=== Exercise data ===

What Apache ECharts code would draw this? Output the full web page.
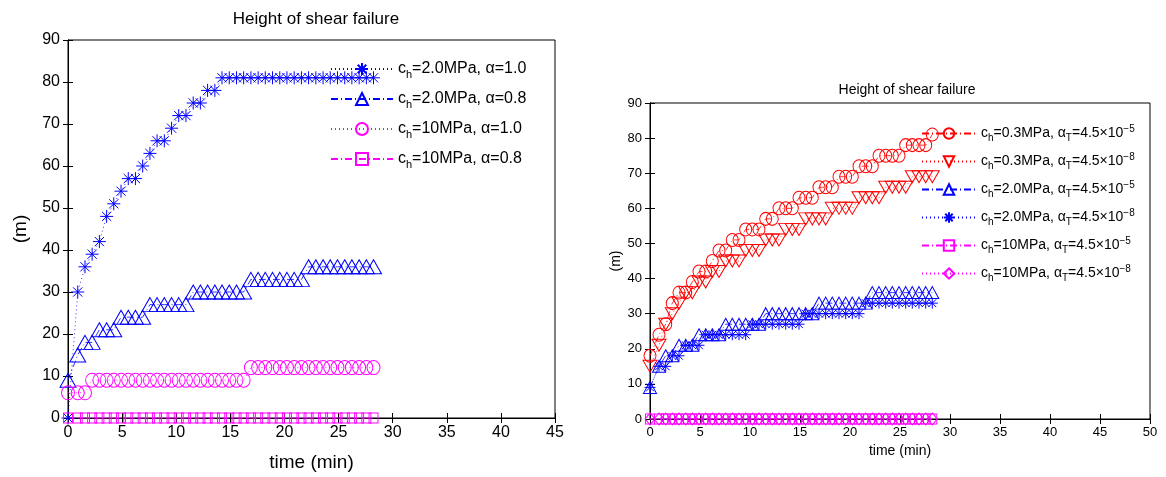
<!DOCTYPE html>
<html>
<head>
<meta charset="utf-8">
<script src="https://cdn.jsdelivr.net/npm/echarts@6/dist/echarts.min.js"></script>
<style>html,body{margin:0;padding:0;background:#fff}#c{width:1166px;height:477px}</style>
</head>
<body>
<div id="c"></div>
<script>
// ---- data ----
const time = [0, 0.9, 1.57, 2.23, 2.9, 3.57, 4.23, 4.9, 5.57, 6.23, 6.9, 7.57, 8.23, 8.9, 9.57, 10.23, 10.9, 11.57, 12.23, 12.9, 13.57, 14.23, 14.9, 15.57, 16.23, 16.9, 17.57, 18.23, 18.9, 19.57, 20.23, 20.9, 21.57, 22.23, 22.9, 23.57, 24.23, 24.9, 25.57, 26.23, 26.9, 27.57, 28.23];

// left chart
const leftNames = ['c_h=2.0MPa, α=1.0', 'c_h=2.0MPa, α=0.8', 'c_h=10MPa, α=1.0', 'c_h=10MPa, α=0.8'];
const leftCh2a10 = [0, 30, 36, 39, 42, 48, 51, 54, 57, 57, 60, 63, 66, 66, 69, 72, 72, 75, 75, 78, 78, 81, 81, 81, 81, 81, 81, 81, 81, 81, 81, 81, 81, 81, 81, 81, 81, 81, 81, 81, 81, 81, 81];
const leftCh2a08 = [9, 15, 18, 18, 21, 21, 21, 24, 24, 24, 24, 27, 27, 27, 27, 27, 27, 30, 30, 30, 30, 30, 30, 30, 30, 33, 33, 33, 33, 33, 33, 33, 33, 36, 36, 36, 36, 36, 36, 36, 36, 36, 36];
const leftCh10a10 = [6, 6, 6, 9, 9, 9, 9, 9, 9, 9, 9, 9, 9, 9, 9, 9, 9, 9, 9, 9, 9, 9, 9, 9, 9, 12, 12, 12, 12, 12, 12, 12, 12, 12, 12, 12, 12, 12, 12, 12, 12, 12, 12];
const leftCh10a08 = [0, 0, 0, 0, 0, 0, 0, 0, 0, 0, 0, 0, 0, 0, 0, 0, 0, 0, 0, 0, 0, 0, 0, 0, 0, 0, 0, 0, 0, 0, 0, 0, 0, 0, 0, 0, 0, 0, 0, 0, 0, 0, 0];

// right chart
const rightNames = ['c_h=0.3MPa, α_T=4.5×10^{−5}', 'c_h=0.3MPa, α_T=4.5×10^{−8}', 'c_h=2.0MPa, α_T=4.5×10^{−5}', 'c_h=2.0MPa, α_T=4.5×10^{−8}', 'c_h=10MPa, α_T=4.5×10^{−5}', 'c_h=10MPa, α_T=4.5×10^{−8}'];
const rightCh03a5 = [18, 24, 27, 33, 36, 36, 39, 42, 42, 45, 48, 48, 51, 51, 54, 54, 54, 57, 57, 60, 60, 60, 63, 63, 63, 66, 66, 66, 69, 69, 69, 72, 72, 72, 75, 75, 75, 75, 78, 78, 78, 78, 81];
const rightCh03a8 = [15, 21, 27, 30, 33, 36, 36, 39, 39, 42, 42, 45, 45, 45, 48, 48, 48, 51, 51, 51, 54, 54, 54, 57, 57, 57, 57, 60, 60, 60, 60, 63, 63, 63, 63, 66, 66, 66, 66, 69, 69, 69, 69];
const rightCh2a5 = [9, 15, 18, 18, 21, 21, 21, 24, 24, 24, 24, 27, 27, 27, 27, 27, 27, 30, 30, 30, 30, 30, 30, 30, 30, 33, 33, 33, 33, 33, 33, 33, 33, 36, 36, 36, 36, 36, 36, 36, 36, 36, 36];
const rightCh2a8 = [9, 15, 15, 18, 18, 21, 21, 21, 24, 24, 24, 24, 24, 24, 24, 27, 27, 27, 27, 27, 27, 27, 27, 30, 30, 30, 30, 30, 30, 30, 30, 30, 33, 33, 33, 33, 33, 33, 33, 33, 33, 33, 33];
const rightCh10a5 = [0, 0, 0, 0, 0, 0, 0, 0, 0, 0, 0, 0, 0, 0, 0, 0, 0, 0, 0, 0, 0, 0, 0, 0, 0, 0, 0, 0, 0, 0, 0, 0, 0, 0, 0, 0, 0, 0, 0, 0, 0, 0, 0];
const rightCh10a8 = [0, 0, 0, 0, 0, 0, 0, 0, 0, 0, 0, 0, 0, 0, 0, 0, 0, 0, 0, 0, 0, 0, 0, 0, 0, 0, 0, 0, 0, 0, 0, 0, 0, 0, 0, 0, 0, 0, 0, 0, 0, 0, 0];

const titleText = 'Height of shear failure';
const xName = 'time (min)';
const yName = '(m)';

// ---- styling ----
const FONT = '"Liberation Sans", Arial, Helvetica, sans-serif';
const BLUE = '#0000ff', RED = '#ff0000', MAG = '#ff00ff';
const STAR = 'path://M0,-10L0,10M-10,0L10,0M-7.1,-7.1L7.1,7.1M-7.1,7.1L7.1,-7.1';
const TDOWN = 'path://M0,0L20,0L10,17Z';
const DOT = [1, 3];
const DASHDOT = [7, 3, 1, 3];

function pairs(v) { return time.map((t, i) => [t, v[i]]); }

function richName(name, pre) {
  let out = '';
  let i = 0, buf = '';
  const flush = () => { if (buf) { out += '{' + pre + 'n|' + buf + '}'; buf = ''; } };
  while (i < name.length) {
    const ch = name[i];
    if (ch === '_') { flush(); out += '{' + pre + 'sub|' + name[i + 1] + '}'; i += 2; continue; }
    if (ch === '^' && name[i + 1] === '{') {
      flush(); const j = name.indexOf('}', i);
      out += '{' + pre + 'sup|' + name.slice(i + 2, j) + '}'; i = j + 1; continue;
    }
    buf += ch; i++;
  }
  flush();
  return out;
}

function mkSeries(name, data, grid, color, symbol, size, dash) {
  return {
    type: 'line', name: name, xAxisIndex: grid * 2, yAxisIndex: grid * 2,
    data: pairs(data), symbol: symbol, symbolSize: size, showAllSymbol: true,
    animation: false, clip: false,
    lineStyle: { color: color, width: 0.8, type: dash },
    itemStyle: { color: 'rgba(0,0,0,0)', borderColor: color, borderWidth: 1 }
  };
}

function axesFor(grid, xmax, ymax, fs, nameFs, xGap, yGap) {
  const common = {
    gridIndex: grid, type: 'value', min: 0,
    axisLine: { show: true, lineStyle: { color: '#000', width: 1 } },
    axisTick: { show: true, inside: true, length: 5, lineStyle: { color: '#000' } },
    splitLine: { show: false }
  };
  const xb = Object.assign({}, common, {
    position: 'bottom', max: xmax, interval: 5,
    axisLabel: { fontSize: fs, color: '#000', fontFamily: FONT, margin: 7 },
    name: xName, nameLocation: 'middle', nameGap: xGap,
    nameTextStyle: { fontSize: nameFs, color: '#000', fontFamily: FONT }
  });
  const xt = Object.assign({}, common, { position: 'top', max: xmax, interval: 5, axisLabel: { show: false } });
  const yl = Object.assign({}, common, {
    position: 'left', max: ymax, interval: 10,
    axisLabel: { fontSize: fs, color: '#000', fontFamily: FONT, margin: 8 },
    name: yName, nameLocation: 'middle', nameGap: yGap,
    nameTextStyle: { fontSize: nameFs, color: '#000', fontFamily: FONT }
  });
  const yr = Object.assign({}, common, { position: 'right', max: ymax, interval: 10, axisLabel: { show: false } });
  return { x: [xb, xt], y: [yl, yr] };
}

const aL = axesFor(0, 45, 90, 16, 19, 35, 38);
const aR = axesFor(1, 50, 90, 13, 14, 25, 25);
const xAxes = [aL.x[0], aL.x[1], aR.x[0], aR.x[1]];
const yAxes = [aL.y[0], aL.y[1], aR.y[0], aR.y[1]];

const series = [
  mkSeries(leftNames[0], leftCh2a10, 0, BLUE, STAR, 13, DOT),
  mkSeries(leftNames[1], leftCh2a08, 0, BLUE, 'triangle', [16, 14], DASHDOT),
  mkSeries(leftNames[2], leftCh10a10, 0, MAG, 'circle', [13, 14], DOT),
  mkSeries(leftNames[3], leftCh10a08, 0, MAG, 'rect', [9, 10], DASHDOT),
  mkSeries(rightNames[0], rightCh03a5, 1, RED, 'circle', [12, 13], DASHDOT),
  mkSeries(rightNames[1], rightCh03a8, 1, RED, TDOWN, [14, 12], DOT),
  mkSeries(rightNames[2], rightCh2a5, 1, BLUE, 'triangle', [13, 12], DASHDOT),
  mkSeries(rightNames[3], rightCh2a8, 1, BLUE, STAR, 11, DOT),
  mkSeries(rightNames[4], rightCh10a5, 1, MAG, 'rect', [9, 10], DASHDOT),
  mkSeries(rightNames[5], rightCh10a8, 1, MAG, 'diamond', [10, 12], DOT)
];

const option = {
  backgroundColor: '#fff',
  animation: false,
  title: [
    { text: titleText, left: 311, top: 6, textAlign: 'center',
      textStyle: { fontSize: 17, fontWeight: 'normal', color: '#000', fontFamily: FONT } },
    { text: titleText, left: 902, top: 78, textAlign: 'center',
      textStyle: { fontSize: 14, fontWeight: 'normal', color: '#000', fontFamily: FONT } }
  ],
  grid: [
    { left: 68, top: 40, width: 487, height: 380, show: true, borderColor: '#000', borderWidth: 1, backgroundColor: 'transparent' },
    { left: 650, top: 103, width: 500, height: 316, show: true, borderColor: '#000', borderWidth: 1, backgroundColor: 'transparent' }
  ],
  xAxis: xAxes,
  yAxis: yAxes,
  legend: [
    { data: leftNames, orient: 'vertical', left: 325, top: 53, itemWidth: 62, itemHeight: 15, itemGap: 8,
      formatter: n => richName(n, 'L'),
      textStyle: { fontFamily: FONT, color: '#000',
        rich: {
          Ln: { fontSize: 16, fontFamily: FONT, color: '#000', lineHeight: 22 },
          Lsub: { fontSize: 11, fontFamily: FONT, color: '#000', padding: [11, 0, 0, 0], lineHeight: 12 },
          Lsup: { fontSize: 10, fontFamily: FONT, color: '#000', padding: [0, 0, 10, 0], lineHeight: 11 }
        } } },
    { data: rightNames, orient: 'vertical', left: 916, top: 119, itemWidth: 54, itemHeight: 13, itemGap: 9,
      formatter: n => richName(n, 'R'),
      textStyle: { fontFamily: FONT, color: '#000',
        rich: {
          Rn: { fontSize: 14, fontFamily: FONT, color: '#000', lineHeight: 19 },
          Rsub: { fontSize: 10, fontFamily: FONT, color: '#000', padding: [9, 0, 0, 0], lineHeight: 10 },
          Rsup: { fontSize: 10, fontFamily: FONT, color: '#000', padding: [0, 0, 9, 0], lineHeight: 10 }
        } } }
  ],
  series: series
};

const chart = echarts.init(document.getElementById('c'), null, { renderer: 'canvas' });
chart.setOption(option);
</script>
</body>
</html>
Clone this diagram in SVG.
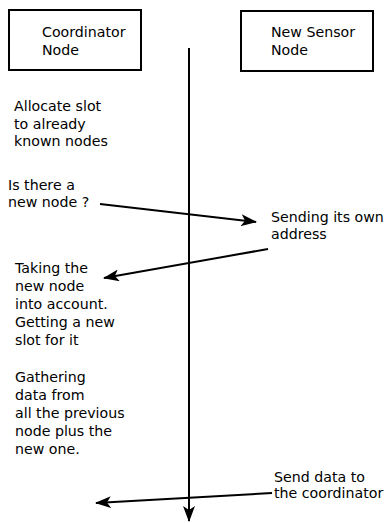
<svg xmlns="http://www.w3.org/2000/svg" width="390" height="523" viewBox="0 0 390 523">
  <style>
    text { font-family: "DejaVu Sans", "Liberation Sans", sans-serif; font-size: 14.2px; fill: #000; }
    .box { fill: #fff; stroke: #000; stroke-width: 2; }
    .wire { stroke: #000; stroke-width: 2; fill: none; }
  </style>
  <defs>
    <marker id="head" viewBox="0 0 16 12" refX="15" refY="6" markerWidth="16" markerHeight="12" markerUnits="userSpaceOnUse" orient="auto">
      <path d="M0,0 L16,6 L0,12 L4,6 Z" fill="#000"/>
    </marker>
  </defs>

  <rect width="390" height="523" fill="#fff"/>

  <g id="coordinator">
    <rect class="box" x="9" y="10" width="132" height="60"/>
    <text x="42" y="37">Coordinator</text>
    <text x="42" y="55">Node</text>
  </g>

  <g id="sensor">
    <rect class="box" x="241" y="11" width="132" height="60"/>
    <text x="271" y="37">New Sensor</text>
    <text x="271" y="55">Node</text>
  </g>

  <g id="notes">
    <text x="14" y="111">Allocate slot</text>
    <text x="14" y="129">to already</text>
    <text x="14" y="146">known nodes</text>

    <text x="8" y="190">Is there a</text>
    <text x="8" y="207">new node ?</text>

    <text x="271" y="222">Sending its own</text>
    <text x="271" y="239">address</text>

    <text x="15" y="273">Taking the</text>
    <text x="15" y="291">new node</text>
    <text x="15" y="309">into account.</text>
    <text x="15" y="327">Getting a new</text>
    <text x="15" y="345">slot for it</text>

    <text x="15" y="382">Gathering</text>
    <text x="15" y="400">data from</text>
    <text x="15" y="418">all the previous</text>
    <text x="15" y="436">node plus the</text>
    <text x="15" y="454">new one.</text>

    <text x="274" y="482">Send data to</text>
    <text x="274" y="498">the coordinator</text>
  </g>

  <g id="connectors">
    <line class="wire" x1="189" y1="48" x2="189" y2="521" marker-end="url(#head)"/>
    <line class="wire" x1="100" y1="204" x2="256" y2="222" marker-end="url(#head)"/>
    <line class="wire" x1="268" y1="249" x2="104" y2="278" marker-end="url(#head)"/>
    <line class="wire" x1="272" y1="493" x2="96" y2="503" marker-end="url(#head)"/>
  </g>
</svg>
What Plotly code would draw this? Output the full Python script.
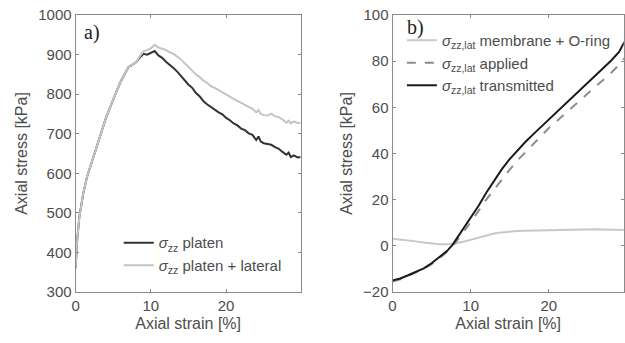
import plotly.graph_objects as go

# ---- Panel a) data ----
strain_a = [0, 0.2, 0.5, 1, 1.5, 2, 2.5, 3, 3.5, 4, 4.5, 5, 5.5, 6, 6.5, 7, 7.5, 8, 8.5, 9, 9.5, 10, 10.5,
            11, 11.5, 12, 12.5, 13, 13.5, 14, 14.5, 15, 15.5, 16, 16.5, 17, 17.5, 18, 18.5, 19, 19.5, 20,
            20.5, 21, 21.5, 22, 22.5, 23, 23.5, 24, 24.3, 24.6, 25, 25.5, 26, 26.5, 27, 27.5, 28, 28.3,
            28.6, 29, 29.5, 29.9]
platen = [360, 430, 490, 548, 590, 620, 650, 680, 710, 738, 763, 788, 810, 832, 850, 868, 874, 880, 892,
          902, 900, 905, 909, 898, 892, 882, 875, 866, 857, 846, 836, 824, 816, 803, 794, 782, 774, 767,
          762, 754, 749, 740, 734, 726, 721, 713, 709, 701, 697, 684, 693, 680, 676, 674, 672, 666, 662,
          654, 647, 652, 641, 645, 640, 641]
platen_lat = [360, 430, 490, 548, 590, 620, 650, 680, 710, 738, 763, 788, 810, 832, 850, 868, 874, 880,
              895, 908, 912, 916, 925, 918, 915, 912, 906, 902, 895, 888, 878, 868, 860, 850, 843, 834,
              828, 820, 816, 810, 805, 798, 794, 788, 783, 778, 773, 768, 763, 754, 760, 750, 747, 746,
              751, 744, 742, 736, 728, 733, 726, 731, 727, 727]

# ---- Panel b) data ----
strain_b = [0, 1, 2, 3, 4, 5, 6, 7, 7.7, 8, 9, 10, 11, 12, 13, 14, 15, 16, 17, 18, 19, 20, 21, 22, 23,
            24, 25, 26, 27, 28, 29, 29.7]
membrane = [3.0, 2.7, 2.3, 1.9, 1.4, 1.0, 0.7, 0.6, 0.8, 1.0, 1.7, 2.6, 3.6, 4.5, 5.3, 5.8, 6.2, 6.4, 6.5,
            6.6, 6.7, 6.8, 6.9, 7.0, 7.2, 7.3, 7.3, 7.2, 7.1, 7.0, 6.9, 6.8]
applied = [-15.5, -14.5, -13.0, -11.5, -10.0, -8.0, -5.5, -2.5, 0.0, 1.2, 5.5, 10.0, 15.0, 20.0, 24.5,
           29.0, 33.0, 37.0, 40.5, 44.0, 47.5, 51.0, 54.0, 57.0, 60.0, 63.0, 66.0, 69.0, 72.0, 75.0, 78.5,
           81.5]
transmitted = [-15.0, -14.2, -12.8, -11.3, -9.8, -7.6, -5.0, -2.2, 0.5, 2.0, 6.8, 11.8, 17.2, 23.0, 28.3,
               33.2, 37.6, 41.5, 45.0, 48.3, 51.5, 54.8, 58.0, 61.2, 64.3, 67.3, 70.5, 73.7, 77.0, 80.3,
               84.0, 88.5]

TXT = "#4d4d4d"
AX = "#8a8a8a"
FONT = "Liberation Sans, Arial, sans-serif"

fig = go.Figure()
fig.add_trace(go.Scatter(x=strain_a, y=platen, mode="lines", line=dict(color="#333333", width=2),
                         name="<i>σ</i><sub>zz</sub> platen", legend="legend", xaxis="x", yaxis="y"))
fig.add_trace(go.Scatter(x=strain_a, y=platen_lat, mode="lines", line=dict(color="#c4c4c4", width=2),
                         name="<i>σ</i><sub>zz</sub> platen + lateral", legend="legend", xaxis="x", yaxis="y"))
fig.add_trace(go.Scatter(x=strain_b, y=membrane, mode="lines", line=dict(color="#c8c8c8", width=2),
                         name="<i>σ</i><sub>zz,lat</sub> membrane + O-ring", legend="legend2", xaxis="x2", yaxis="y2"))
fig.add_trace(go.Scatter(x=strain_b, y=applied, mode="lines", line=dict(color="#8c8c8c", width=2, dash="dash"),
                         name="<i>σ</i><sub>zz,lat</sub> applied", legend="legend2", xaxis="x2", yaxis="y2"))
fig.add_trace(go.Scatter(x=strain_b, y=transmitted, mode="lines", line=dict(color="#1a1a1a", width=2),
                         name="<i>σ</i><sub>zz,lat</sub> transmitted", legend="legend2", xaxis="x2", yaxis="y2"))

axis_common = dict(showline=True, linecolor=AX, linewidth=1, mirror="ticks", ticks="inside", ticklen=3,
                   tickcolor=AX, showgrid=False, zeroline=False, tickfont=dict(size=15, color=TXT, family=FONT),
                   automargin=False)

fig.update_layout(
    width=625, height=343, margin=dict(l=0, r=0, t=0, b=0),
    paper_bgcolor="white", plot_bgcolor="white", font=dict(family=FONT, color=TXT),
    xaxis=dict(domain=[0.121, 0.481], range=[0, 29.9], tickvals=[0, 10, 20], anchor="y",
               title=dict(text="Axial strain [%]", font=dict(size=16, color=TXT), standoff=4), **axis_common),
    yaxis=dict(domain=[0.149, 0.956], range=[300, 1000], dtick=100, anchor="x",
               title=dict(text="Axial stress [kPa]", font=dict(size=16, color=TXT), standoff=6), **axis_common),
    xaxis2=dict(domain=[0.628, 0.998], range=[0, 29.6], tickvals=[0, 10, 20], anchor="y2",
                title=dict(text="Axial strain [%]", font=dict(size=16, color=TXT), standoff=4), **axis_common),
    yaxis2=dict(domain=[0.149, 0.956], range=[-20, 100], dtick=20, anchor="x2",
                title=dict(text="Axial stress [kPa]", font=dict(size=16, color=TXT), standoff=6), **axis_common),
    legend=dict(x=0.19, y=0.34, xanchor="left", yanchor="top", bgcolor="rgba(0,0,0,0)",
                font=dict(size=15, color=TXT, family=FONT), tracegroupgap=0, itemwidth=30),
    legend2=dict(x=0.643, y=0.93, xanchor="left", yanchor="top", bgcolor="rgba(0,0,0,0)",
                 font=dict(size=15, color=TXT, family=FONT), tracegroupgap=0, itemwidth=30),
    showlegend=True,
    annotations=[
        dict(text="a)", x=0.131, y=0.945, xref="paper", yref="paper", xanchor="left", yanchor="top",
             showarrow=False, font=dict(family="Liberation Serif, Times New Roman, serif", size=20, color="#222222")),
        dict(text="b)", x=0.648, y=0.96, xref="paper", yref="paper", xanchor="left", yanchor="top",
             showarrow=False, font=dict(family="Liberation Serif, Times New Roman, serif", size=20, color="#222222")),
    ],
)

fig.write_html("out.html")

===

■ **What is expected**: Copy out the listing above from the line containing "What Plotly code" to the line containing "import plotly.graph_objects as go", both included, exactly as written and minus the images.

■ **The response**:
What Plotly code would draw this? Output the full Python script.
import plotly.graph_objects as go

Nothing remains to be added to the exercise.